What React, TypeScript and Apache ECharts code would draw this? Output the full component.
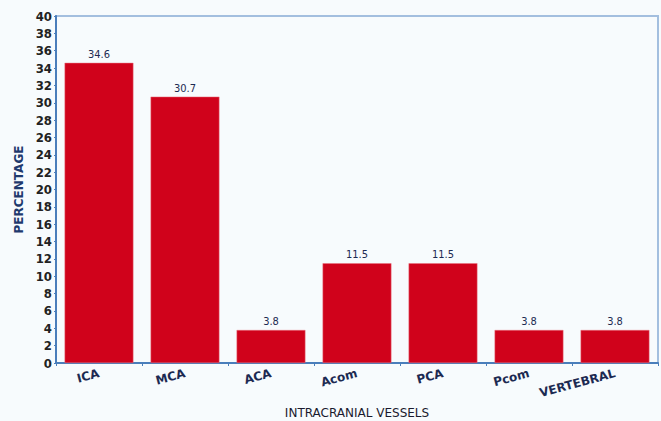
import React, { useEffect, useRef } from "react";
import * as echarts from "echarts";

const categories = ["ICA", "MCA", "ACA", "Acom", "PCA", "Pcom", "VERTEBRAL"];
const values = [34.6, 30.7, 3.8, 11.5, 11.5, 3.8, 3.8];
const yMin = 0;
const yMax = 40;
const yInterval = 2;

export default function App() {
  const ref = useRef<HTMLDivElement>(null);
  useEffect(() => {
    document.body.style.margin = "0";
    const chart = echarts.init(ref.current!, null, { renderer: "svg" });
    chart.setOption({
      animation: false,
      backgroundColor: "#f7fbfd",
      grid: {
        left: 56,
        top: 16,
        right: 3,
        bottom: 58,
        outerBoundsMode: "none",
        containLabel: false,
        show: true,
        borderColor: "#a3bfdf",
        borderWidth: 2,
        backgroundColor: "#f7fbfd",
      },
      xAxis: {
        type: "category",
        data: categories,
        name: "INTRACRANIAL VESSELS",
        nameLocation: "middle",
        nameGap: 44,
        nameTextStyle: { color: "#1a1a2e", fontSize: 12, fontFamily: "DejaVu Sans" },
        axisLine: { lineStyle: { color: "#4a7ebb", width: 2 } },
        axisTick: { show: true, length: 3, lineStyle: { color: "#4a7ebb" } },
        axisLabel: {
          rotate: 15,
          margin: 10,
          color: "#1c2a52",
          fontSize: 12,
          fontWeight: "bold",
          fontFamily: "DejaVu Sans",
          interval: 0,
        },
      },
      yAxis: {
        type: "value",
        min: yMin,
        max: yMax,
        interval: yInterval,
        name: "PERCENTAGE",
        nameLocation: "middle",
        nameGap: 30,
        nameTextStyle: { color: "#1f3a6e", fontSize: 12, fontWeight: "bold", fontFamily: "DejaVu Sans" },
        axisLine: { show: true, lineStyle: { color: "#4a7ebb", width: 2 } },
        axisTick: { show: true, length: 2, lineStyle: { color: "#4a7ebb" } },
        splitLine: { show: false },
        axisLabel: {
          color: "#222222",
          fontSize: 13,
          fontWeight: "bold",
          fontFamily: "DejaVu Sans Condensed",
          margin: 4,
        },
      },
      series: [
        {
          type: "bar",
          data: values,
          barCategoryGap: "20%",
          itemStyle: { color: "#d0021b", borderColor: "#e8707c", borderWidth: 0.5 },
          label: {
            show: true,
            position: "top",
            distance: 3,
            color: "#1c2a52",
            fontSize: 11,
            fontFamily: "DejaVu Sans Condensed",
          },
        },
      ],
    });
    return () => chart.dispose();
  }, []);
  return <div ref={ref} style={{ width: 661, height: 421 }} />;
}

**AIM OF THE TASK**
Make an exact copy of the lines from the top of the material through the line with "import * as", pictures excluded.

**RESPONSE**
What React, TypeScript and Apache ECharts code would draw this? Output the full component.
import React, { useEffect, useRef } from "react";
import * as echarts from "echarts";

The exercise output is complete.